Koloomn could easily be mistaken for a Tetris clone if judged purely on the block-puzzle nature of the gameplay, but this would be quite far off the mark. While Tetris is a rather simple game that deals with falling blocks, Koloomn is all about rotating blocks, creating chains and earning special blocks that can give your opponent huge problems. It's most definitely a game that needs your complete and undivided attention.

The game screen consists of rows of coloured blocks, with your goal being to link up four or more blocks of the same colour. This is done by rotating sets of blocks within a 2x2 grid, with matching blocks being removed from the screen. Once four or more blocks have been linked you have a few moments to attach further blocks of the same colour, with those also being removed if you do so in time. As time passes more rows of blocks will be added to the bottom of the screen, with the game ending when there's no more room to add further rows. That's the basics cleared up, but things get so much more complicated.

A number of magic blocks can be gained by creating chains: where the removal of a set of blocks causes another set of blocks to fall into place and be removed. The more chains you manage, the better the magic block you earn, with four chains giving you a Wave block. This will clear all blocks on the screen that are the same colour as the magic block, making it an extremely useful block to get hold of.

If you're playing in a single-player game mode, this is pretty much all there is to the game, but Koloomn is best played against an AI or human opponent. In versus games attacks are available, with the colour of the blocks you're removing on your side of the screen determining how you attack your opposing player. Each colour has its own associated attack, such as throwing large blocks onto your rival's screen if you clear lots of blue blocks, and reversed rotation controls if you clear lots of green blocks. It really adds a whole new dimension to the gameplay and can result in the shape of a match changing in a few seconds.

Getting to the stage where you're able to think far enough ahead to execute huge combos and chains does take a while, but it's worth the effort. Going even further and understanding and implementing certain attacks where needed will take your game onto an even higher level. With attacks from red, orange or green blocks limiting the speed at which your opponent can combine blocks, and attacks from blue, yellow and purple blocks hindering the block field in some way, becoming a Koloomn master will take quite some time.

A number of solo and multiplayer game modes are included, but most play pretty similarly. The real fun comes from playing against a real life opponent, particularly if you're both well schooled in the ways of the game. AI players are a tad easy to beat once you've got over the initial complexity of gameplay, but setting the difficulty to the highest setting will give lone players a fair challenge.

Attack! Attack!

Rather surprisingly, Koloomn is presented wonderfully, with some brilliant animation for the game's characters and a real vibrant feel to the puzzle sections. There is obviously a limit to what can be achieved in a block puzzle game, but it's unquestionably a charming game to look at. The audio is typically puzzle-like, with some upbeat tunes and a smattering of sound effects, but once again, it's hard to see what more could have been done for a game of this type.

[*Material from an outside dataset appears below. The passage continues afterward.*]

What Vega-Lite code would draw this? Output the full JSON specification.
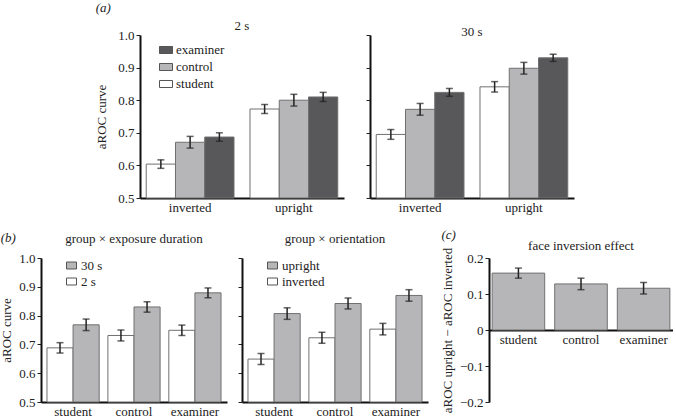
{
  "$schema": "https://vega.github.io/schema/vega-lite/v6.json",
  "padding": {"left": 0, "top": 2, "right": 0, "bottom": 0},
  "background": "white",
  "datasets": {
    "a": [
      {"exposure": "2 s", "orientation": "inverted", "group": "student", "value": 0.604, "err": 0.013},
      {"exposure": "2 s", "orientation": "inverted", "group": "control", "value": 0.671, "err": 0.018},
      {"exposure": "2 s", "orientation": "inverted", "group": "examiner", "value": 0.687, "err": 0.013},
      {"exposure": "2 s", "orientation": "upright", "group": "student", "value": 0.773, "err": 0.014},
      {"exposure": "2 s", "orientation": "upright", "group": "control", "value": 0.800, "err": 0.018},
      {"exposure": "2 s", "orientation": "upright", "group": "examiner", "value": 0.810, "err": 0.014},
      {"exposure": "30 s", "orientation": "inverted", "group": "student", "value": 0.695, "err": 0.015},
      {"exposure": "30 s", "orientation": "inverted", "group": "control", "value": 0.772, "err": 0.018},
      {"exposure": "30 s", "orientation": "inverted", "group": "examiner", "value": 0.824, "err": 0.012},
      {"exposure": "30 s", "orientation": "upright", "group": "student", "value": 0.841, "err": 0.016},
      {"exposure": "30 s", "orientation": "upright", "group": "control", "value": 0.898, "err": 0.018},
      {"exposure": "30 s", "orientation": "upright", "group": "examiner", "value": 0.930, "err": 0.011}
    ],
    "bdur": [
      {"group": "student", "cond": "2 s", "value": 0.688, "err": 0.018},
      {"group": "student", "cond": "30 s", "value": 0.768, "err": 0.020},
      {"group": "control", "cond": "2 s", "value": 0.731, "err": 0.019},
      {"group": "control", "cond": "30 s", "value": 0.830, "err": 0.018},
      {"group": "examiner", "cond": "2 s", "value": 0.749, "err": 0.018},
      {"group": "examiner", "cond": "30 s", "value": 0.879, "err": 0.017}
    ],
    "bori": [
      {"group": "student", "cond": "inverted", "value": 0.649, "err": 0.019},
      {"group": "student", "cond": "upright", "value": 0.807, "err": 0.020},
      {"group": "control", "cond": "inverted", "value": 0.723, "err": 0.019},
      {"group": "control", "cond": "upright", "value": 0.842, "err": 0.019},
      {"group": "examiner", "cond": "inverted", "value": 0.753, "err": 0.020},
      {"group": "examiner", "cond": "upright", "value": 0.870, "err": 0.020}
    ],
    "c": [
      {"group": "student", "value": 0.158, "err": 0.014},
      {"group": "control", "value": 0.128, "err": 0.016},
      {"group": "examiner", "value": 0.116, "err": 0.016}
    ]
  },
  "vconcat": [
    {
      "title": {"text": "(a)", "anchor": "start", "fontStyle": "italic", "offset": 5},
      "bounds": "flush",
      "spacing": 26,
      "resolve": {"scale": {"fill": "independent", "xOffset": "independent"}, "legend": {"fill": "independent"}},
      "hconcat": [
        {
          "width": 204, "height": 163,
          "title": {"text": "2 s", "offset": -4},
          "data": {"name": "a"},
          "transform": [{"filter": "datum.exposure == '2 s'"}],
          "encoding": {
            "x": {"field": "orientation", "type": "nominal", "sort": ["inverted", "upright"], "scale": {"paddingInner": 0.154, "paddingOuter": 0.06}, "axis": {"title": null, "labelAngle": 0, "ticks": false, "labelPadding": 3}},
            "xOffset": {"field": "group", "type": "nominal", "scale": {"domain": ["student", "control", "examiner"], "paddingInner": 0, "paddingOuter": 0}},
            "y": {"field": "value", "type": "quantitative", "scale": {"domain": [0.5, 1.0]}, "axis": {"title": "aROC curve", "values": [0.5, 0.6, 0.7, 0.8, 0.9, 1.0], "format": ".1f", "titlePadding": 9}}
          },
          "layer": [
            {
              "mark": {"type": "bar", "stroke": "#707070", "strokeWidth": 1},
              "encoding": {
                "y2": {"datum": 0.5},
                "fill": {"field": "group", "type": "nominal", "scale": {"domain": ["examiner", "control", "student"], "range": ["#58585a", "#b6b6b8", "#ffffff"]},
                  "legend": {"title": null, "orient": "none", "legendX": 19, "legendY": 8, "symbolType": "M-1,-0.54L1,-0.54L1,0.54L-1,0.54Z", "symbolSize": 169, "symbolStrokeColor": "#555", "symbolStrokeWidth": 1, "labelFontSize": 13, "rowPadding": 3, "labelOffset": 3}}
              }
            },
            {
              "mark": {"type": "errorbar", "ticks": {"size": 7}, "thickness": 1.5, "color": "#222"},
              "encoding": {"yError": {"field": "err"}}
            }
          ]
        },
        {
          "width": 204, "height": 163,
          "title": {"text": "30 s", "offset": -4},
          "data": {"name": "a"},
          "transform": [{"filter": "datum.exposure == '30 s'"}],
          "encoding": {
            "x": {"field": "orientation", "type": "nominal", "sort": ["inverted", "upright"], "scale": {"paddingInner": 0.154, "paddingOuter": 0.06}, "axis": {"title": null, "labelAngle": 0, "ticks": false, "labelPadding": 3}},
            "xOffset": {"field": "group", "type": "nominal", "scale": {"domain": ["student", "control", "examiner"], "paddingInner": 0, "paddingOuter": 0}},
            "y": {"field": "value", "type": "quantitative", "scale": {"domain": [0.5, 1.0]}, "axis": {"title": null, "labels": false, "values": [0.5, 0.6, 0.7, 0.8, 0.9, 1.0]}}
          },
          "layer": [
            {
              "mark": {"type": "bar", "stroke": "#707070", "strokeWidth": 1},
              "encoding": {
                "y2": {"datum": 0.5},
                "fill": {"field": "group", "type": "nominal", "scale": {"domain": ["examiner", "control", "student"], "range": ["#58585a", "#b6b6b8", "#ffffff"]}, "legend": null}
              }
            },
            {
              "mark": {"type": "errorbar", "ticks": {"size": 7}, "thickness": 1.5, "color": "#222"},
              "encoding": {"yError": {"field": "err"}}
            }
          ]
        }
      ]
    },
    {
      "spacing": 13,
      "resolve": {"scale": {"fill": "independent", "xOffset": "independent"}, "legend": {"fill": "independent"}},
      "hconcat": [
        {
          "title": {"text": "(b)", "anchor": "start", "fontStyle": "italic", "offset": -12},
          "bounds": "flush",
          "spacing": 15,
          "resolve": {"scale": {"fill": "independent", "xOffset": "independent"}, "legend": {"fill": "independent"}},
          "hconcat": [
            {
              "width": 186, "height": 144,
              "title": {"text": "group × exposure duration", "offset": 6},
              "data": {"name": "bdur"},
              "encoding": {
                "x": {"field": "group", "type": "nominal", "sort": ["student", "control", "examiner"], "scale": {"paddingInner": 0.143, "paddingOuter": 0.098}, "axis": {"title": null, "labelAngle": 0, "ticks": false, "labelPadding": 3}},
                "xOffset": {"field": "cond", "type": "nominal", "scale": {"domain": ["2 s", "30 s"], "paddingInner": 0, "paddingOuter": 0}},
                "y": {"field": "value", "type": "quantitative", "scale": {"domain": [0.5, 1.0]}, "axis": {"title": "aROC curve", "values": [0.5, 0.6, 0.7, 0.8, 0.9, 1.0], "format": ".1f", "titlePadding": 5}}
              },
              "layer": [
                {
                  "mark": {"type": "bar", "stroke": "#707070", "strokeWidth": 1},
                  "encoding": {
                    "y2": {"datum": 0.5},
                    "fill": {"field": "cond", "type": "nominal", "scale": {"domain": ["30 s", "2 s"], "range": ["#b6b6b8", "#ffffff"]},
                      "legend": {"title": null, "orient": "none", "legendX": 24, "legendY": 1, "symbolType": "M-1,-0.7L1,-0.7L1,0.7L-1,0.7Z", "symbolSize": 100, "symbolStrokeColor": "#555", "symbolStrokeWidth": 1, "labelFontSize": 13, "rowPadding": 2, "labelOffset": 3}}
                  }
                },
                {
                  "mark": {"type": "errorbar", "ticks": {"size": 7}, "thickness": 1.5, "color": "#222"},
                  "encoding": {"yError": {"field": "err"}}
                }
              ]
            },
            {
              "width": 186, "height": 144,
              "title": {"text": "group × orientation", "offset": 12},
              "data": {"name": "bori"},
              "encoding": {
                "x": {"field": "group", "type": "nominal", "sort": ["student", "control", "examiner"], "scale": {"paddingInner": 0.143, "paddingOuter": 0.098}, "axis": {"title": null, "labelAngle": 0, "ticks": false, "labelPadding": 3}},
                "xOffset": {"field": "cond", "type": "nominal", "scale": {"domain": ["inverted", "upright"], "paddingInner": 0, "paddingOuter": 0}},
                "y": {"field": "value", "type": "quantitative", "scale": {"domain": [0.5, 1.0]}, "axis": {"title": null, "labels": false, "values": [0.5, 0.6, 0.7, 0.8, 0.9, 1.0]}}
              },
              "layer": [
                {
                  "mark": {"type": "bar", "stroke": "#707070", "strokeWidth": 1},
                  "encoding": {
                    "y2": {"datum": 0.5},
                    "fill": {"field": "cond", "type": "nominal", "scale": {"domain": ["upright", "inverted"], "range": ["#b6b6b8", "#ffffff"]},
                      "legend": {"title": null, "orient": "none", "legendX": 24, "legendY": 1, "symbolType": "M-1,-0.7L1,-0.7L1,0.7L-1,0.7Z", "symbolSize": 100, "symbolStrokeColor": "#555", "symbolStrokeWidth": 1, "labelFontSize": 13, "rowPadding": 2, "labelOffset": 3}}
                  }
                },
                {
                  "mark": {"type": "errorbar", "ticks": {"size": 7}, "thickness": 1.5, "color": "#222"},
                  "encoding": {"yError": {"field": "err"}}
                }
              ]
            }
          ]
        },
        {
          "title": {"text": "(c)", "anchor": "start", "fontStyle": "italic", "offset": -2},
          "vconcat": [
            {
              "width": 184, "height": 144,
              "title": {"text": "face inversion effect", "offset": -6},
              "data": {"name": "c"},
              "encoding": {
                "x": {"field": "group", "type": "nominal", "sort": ["student", "control", "examiner"], "scale": {"paddingInner": 0.16, "paddingOuter": 0.05}, "axis": {"title": null, "labelAngle": 0, "ticks": false, "labelPadding": 3, "offset": -72}},
                "y": {"field": "value", "type": "quantitative", "scale": {"domain": [-0.2, 0.2]}, "axis": {"title": "aROC upright − aROC inverted", "values": [-0.2, -0.1, 0, 0.1, 0.2], "labelExpr": "datum.value == 0 ? '0' : format(datum.value, '.1f')", "titlePadding": 5}}
              },
              "layer": [
                {
                  "mark": {"type": "bar", "stroke": "#707070", "strokeWidth": 1, "fill": "#b6b6b8"},
                  "encoding": {"y2": {"datum": 0}}
                },
                {
                  "mark": {"type": "errorbar", "ticks": {"size": 7}, "thickness": 1.5, "color": "#222"},
                  "encoding": {"yError": {"field": "err"}}
                }
              ]
            }
          ]
        }
      ]
    }
  ],
  "spacing": 15,
  "center": true,
  "resolve": {"scale": {"fill": "independent", "xOffset": "independent"}, "legend": {"fill": "independent"}},
  "config": {
    "font": "Liberation Serif",
    "view": {"stroke": null},
    "axis": {"grid": false, "domainColor": "#111", "domainWidth": 2, "tickColor": "#222", "tickWidth": 1, "labelFont": "Liberation Serif", "labelFontSize": 13, "labelColor": "#222", "titleFont": "Liberation Serif", "titleFontSize": 13, "titleFontWeight": "normal", "titleColor": "#222"},
    "axisY": {"tickSize": 4, "labelPadding": 2},
    "title": {"font": "Liberation Serif", "fontSize": 13, "fontWeight": "normal", "color": "#222"},
    "legend": {"labelFont": "Liberation Serif", "labelFontSize": 13, "labelColor": "#222"}
  }
}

Sadly, while Koloomn's unique gameplay makes it one of the most impressive puzzlers available on the PSP, this uniqueness is also what will put off most players. The tutorials do their best to bring you up to speed on all the gameplay concepts, but you'll need to invest a fair amount of time to get the hang of it all. Played competitively there are few games as intense as this, making the lack of unique game modes more than bearable. If you're after a different take on the block puzzle genre, Koloomn is most definitely worth a look.